Il consenso politico verso il primo ministro era altissimo al momento della formazione del primo governo il 22 agosto 2019. La scelta di alcune severe misure economiche – molto pesanti per la debole economia sudanese- ha fatto crollare le sue “azioni politiche”. Hamdok, diplomatico e anche economista per le Nazioni Unite, ha disilluso molti sudanesi che vedevano in lui l’uomo della rinascita del Paese soprattutto per la sua lunga esperienza nel campo economico-finanziario.
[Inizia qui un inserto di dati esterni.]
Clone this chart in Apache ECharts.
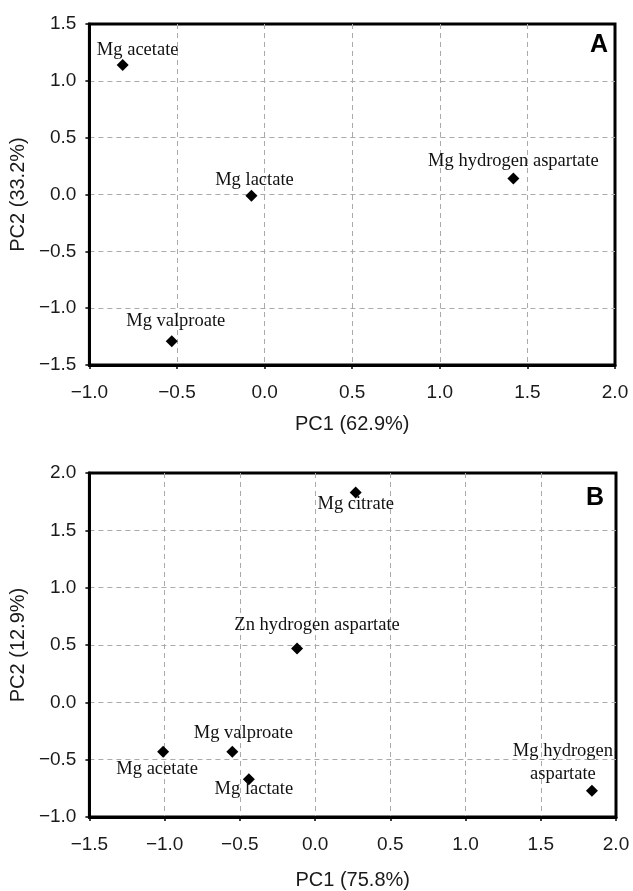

Il colpo di grazia al suo consenso è arrivato definitivamente con l’accordo firmato a novembre con il generale golpista al-Burhan.

Le dimissioni del premier ribaltano anche tutto il progetto della giunta militare. Chi pensava che i sudanesi si sarebbero calmati con un nuovo governo Hamdok si sbagliava di grosso. I militari golpisti, infatti, non avevano fatto i conti con la storia recente che ha messo in mostra la caparbietà dei gruppi democratici sudanesi che hanno manifestato a oltranza per mesi lanciando una lunga campagna di disobbedienza civile iniziata con il deposto al-Bashir e proseguita con i militari golpisti. A quelle proteste, per di più, Hamdok non ha partecipato in quanto viveva all’estero come funzionario Onu. Probabile che a molti sudanesi questo particolare non sia sfuggito nel momento in cui ha scelto misure economiche dure per il paese.

Senza più alcun supporto politico e neppure pubblico, il primo ministro sudanese è stato costretto a dimettersi.